Jewellers now face two problems at once. Demand may soften, and inventory has become painfully expensive.

The price of 10 grams of 24-karat gold is around Rs 1.52 lakh. For retailers, that means stocking showcases needs much more working capital.

Surendra Mehta of the India Bullion and Jewellers Association warned that banks may become cautious about lending to jewellery companies.

That matters because this business runs on inventory. A jeweller must buy gold before selling bangles, chains, coins, and bridal sets.

If bank funding tightens, smaller jewellers could feel the pressure first. Organised chains may still manage better access to credit.

The sector is not small. Industry estimates say gems and jewellery support more than 5 million jobs directly and indirectly.

These are not only corporate jobs. They include artisans, sales staff, polishers, wholesalers, logistics workers, and small shop employees.

So a fall in jewellery demand does not stay inside stock charts. It can travel through workshops and retail counters.

Old gold may save sales

Retailers are already trying one practical answer, exchange programmes.

Jos Alukkas, chairman of Jos Alukkas, said families can trade old jewellery for new designs. That keeps celebrations alive without adding fresh dollar demand.

This is clever because India has enormous household gold reserves. Much of it sits in lockers, cupboards, and bank vaults.

If families exchange old ornaments, retailers can keep sales moving. The country also avoids importing more gold for every new purchase.

Titan has already shown this shift. In its third-quarter commentary, the company said more than half its jewellery sales came from gold exchange programmes.

Retailers are also pushing lighter jewellery, lower-carat products, silver pieces, and gemstone-led designs.

This is not only about fashion. It is about keeping ticket sizes affordable when gold prices scare buyers.

For a family planning a wedding, the adjustment may look simple. Fewer heavy sets, more lightweight designs, and more reuse of old gold.

For investors, the question is sharper. Can organised jewellers protect profits while customers spend more carefully?

Suvankar Sen, managing director and chief executive of Senco Gold & Diamonds, said India’s yearly gold imports could fall toward 550 tonnes if these trends continue. The older average was closer to 700 tonnes.

Investors should watch policy

The market is also worried about import duty.
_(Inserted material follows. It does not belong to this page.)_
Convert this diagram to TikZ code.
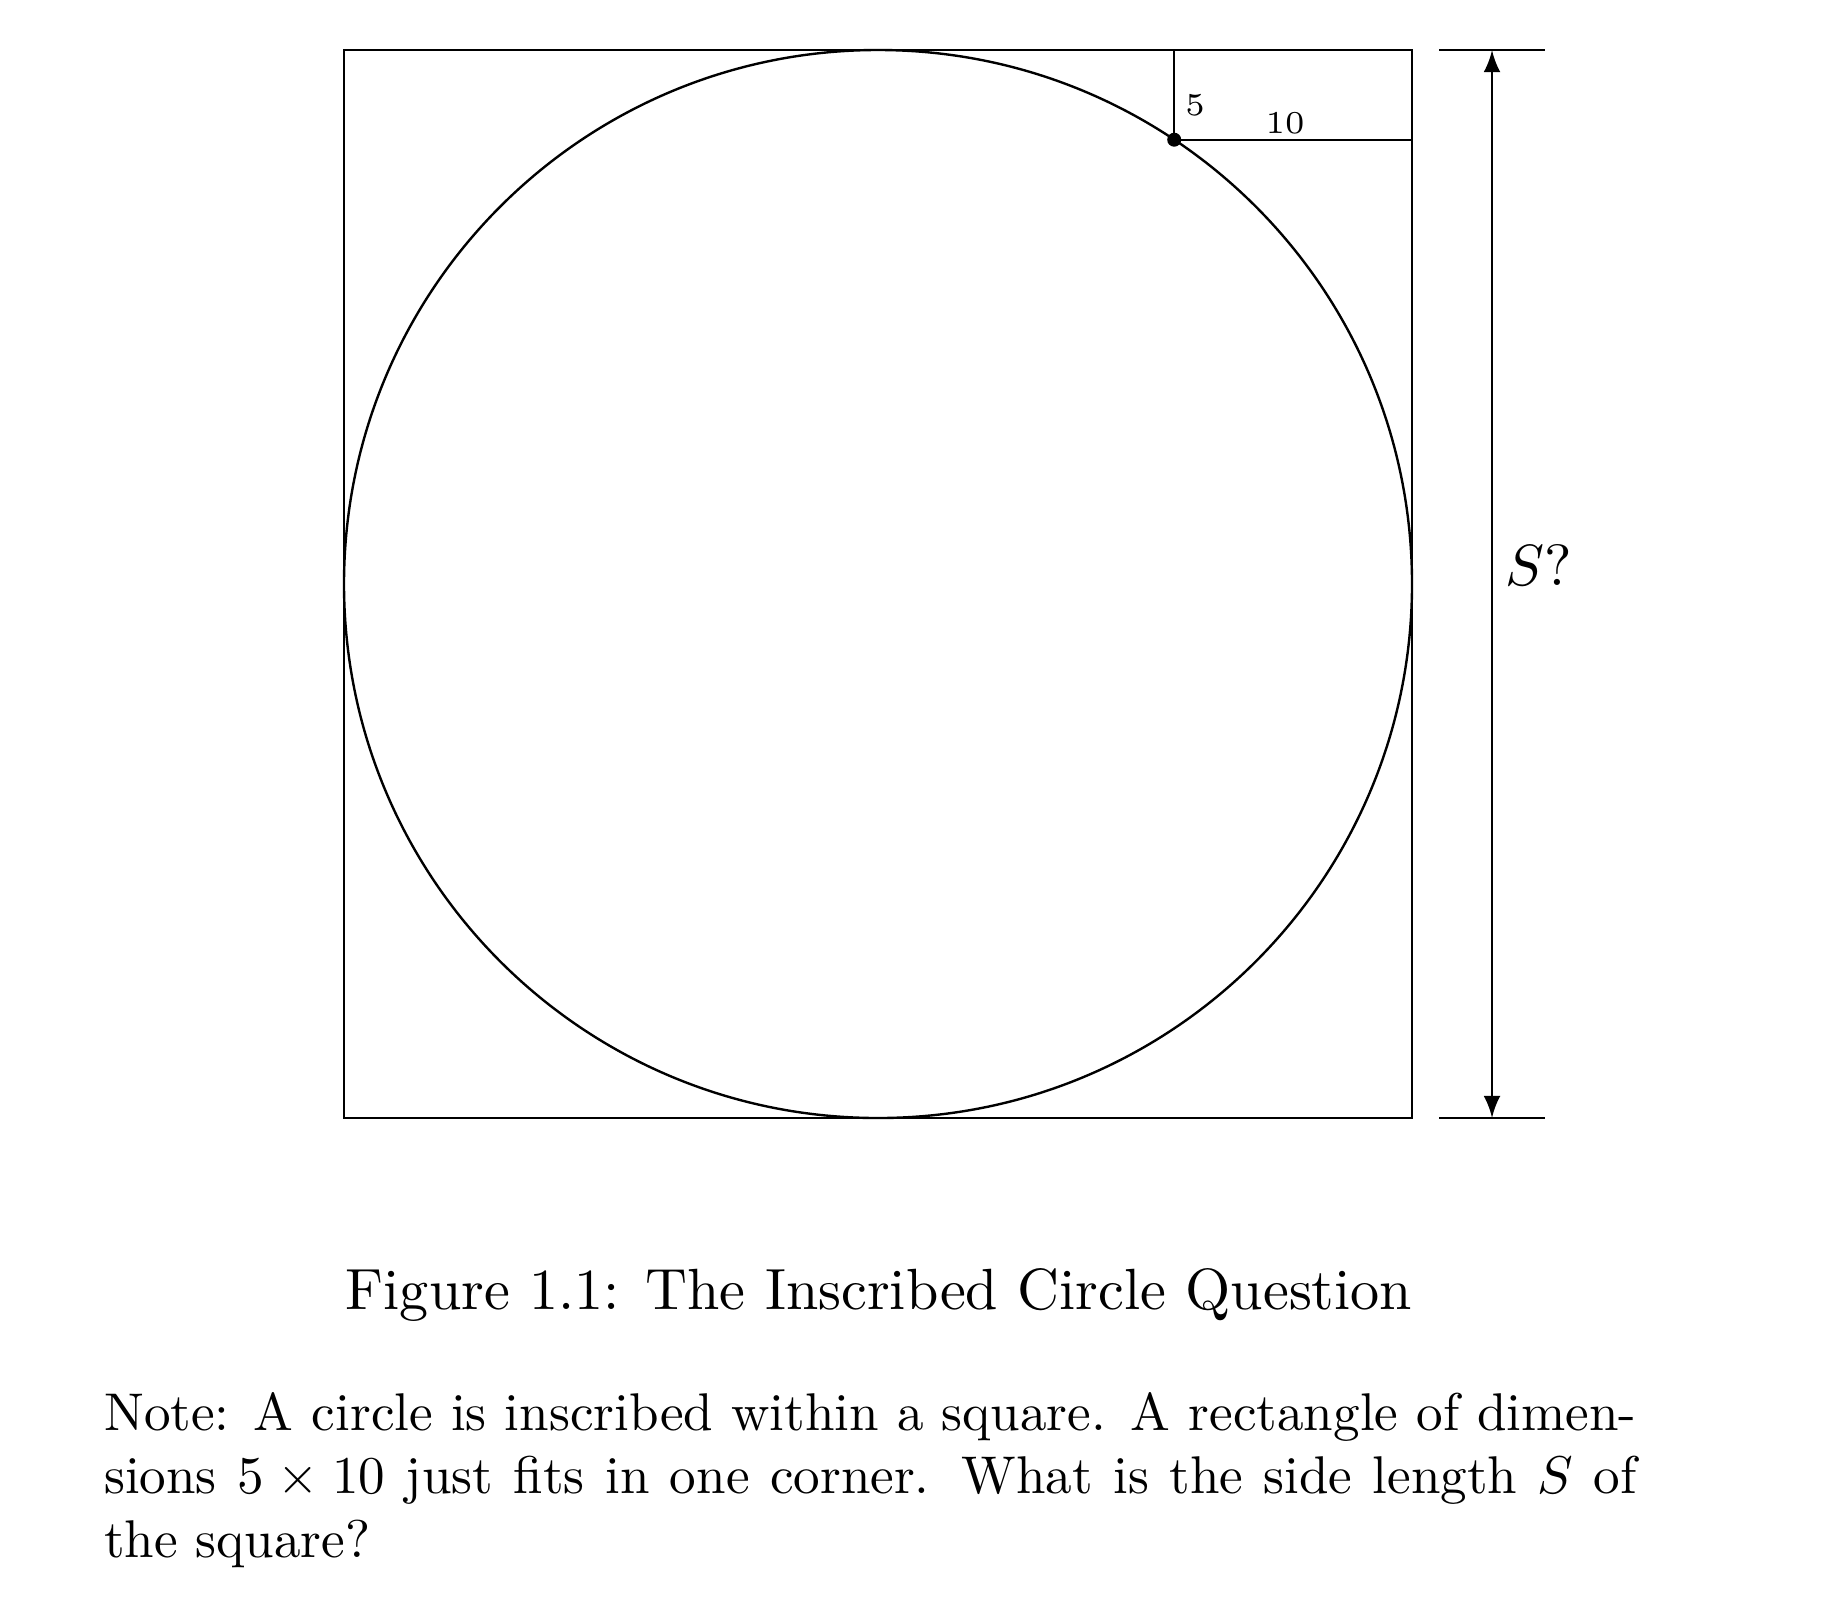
\documentclass[tikz,border=0pt]{standalone}
\usetikzlibrary{positioning, arrows}
\tikzset{
    every picture/.style={line width=0.45pt},
    figlabel/.style={inner sep=1pt, font=\fontsize{6}{7}\selectfont},
    sizelabel/.style={inner sep=0pt, font=\fontsize{10.95}{13.6}\selectfont},
    captiontext/.style={inner sep=0pt, font=\fontsize{10.95}{13.6}\selectfont},
    notebox/.style={inner sep=0pt, text width=288.6pt, align=justify,
        font=\fontsize{10}{12}\selectfont},
}

\begin{document}
\begin{tikzpicture}[x=0.18832pt, y=-0.18832pt, >=latex]
    \useasboundingbox (0,0) rectangle (1848,1610);

    % square and inscribed circle
    \coordinate (TL) at (344,50);
    \coordinate (BR) at (1412,1118);
    \coordinate (O) at (878,584);
    \draw (TL) rectangle (BR);
    \draw (O) circle (534);

    % corner rectangle
    \coordinate (P) at (1174.2,139.7);
    \coordinate (Ptop) at (1174.2,50);
    \coordinate (Pright) at (1412,139.7);
    \draw (P) -- (Ptop);
    \draw (P) -- (Pright);
    \fill (P) circle (7);
    \node[figlabel] (five) at (1195,105) {5};
    \node[figlabel, anchor=south] (ten) at (1285,141) {10};

    % dimension line
    \coordinate (dimtopL) at (1439,50);
    \coordinate (dimtopR) at (1545,50);
    \coordinate (dimbotL) at (1439,1118);
    \coordinate (dimbotR) at (1545,1118);
    \coordinate (dimtop) at (1492,50);
    \coordinate (dimbot) at (1492,1118);
    \draw (dimtopL) -- (dimtopR);
    \draw (dimbotL) -- (dimbotR);
    \draw[<->] (dimtop) -- (dimbot);
    \node[sizelabel] (side) at (1539,565) {$S?$};

    % caption and note
    \node[captiontext, anchor=base] (caption) at (879,1309)
        {Figure 1.1: The Inscribed Circle Question};
    \node[notebox, anchor=north west] (note) at (103,1391)
        {\noindent Note: A circle is inscribed within a square. A rectangle of dimen-\linebreak
        sions $5 \times 10$ just fits in one corner. What is the side length $S$ of\linebreak
        the square?};
\end{tikzpicture}
\end{document}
India currently charges an effective 6 percent import duty on gold, plus 3 percent goods and services tax at sale. Before July 2024, duties were close to 15 percent.

Sen said Modi’s remarks raise the possibility of higher gold import duty later. That would make fresh gold costlier.

Higher duty can reduce imports. But it can also raise prices for honest buyers and organised retailers.

There is also an old risk. When duties rise too much, smuggling becomes more attractive. India has seen that movie before.

Analysts are not calling the jewellery story broken. Some say quality companies may still benefit from the move from unorganised shops to organised chains.

That shift has helped brands like Titan and Kalyan over several years. Customers want certified purity, transparent billing, and buyback comfort.

But short-term investors face a rougher road. Any talk of import curbs, duty hikes, or weak demand can keep these stocks volatile.

For a retail investor with Rs 5 lakh spread across the market, a 1.49 percent Nifty fall means a paper loss of about Rs 7,450, if the portfolio moved exactly like the index.

Jewellery-heavy portfolios would have felt worse. A 9 percent fall in one stock can wipe out months of gains in a day.

Gold has always been India’s emotional insurance policy. Now it has become part of a bigger national balance-sheet debate.

The government wants fewer dollars flowing out. Families still want security, tradition, and something solid in hand. The next few months will show whether India can turn old gold into new demand, without making the rupee pay the bill.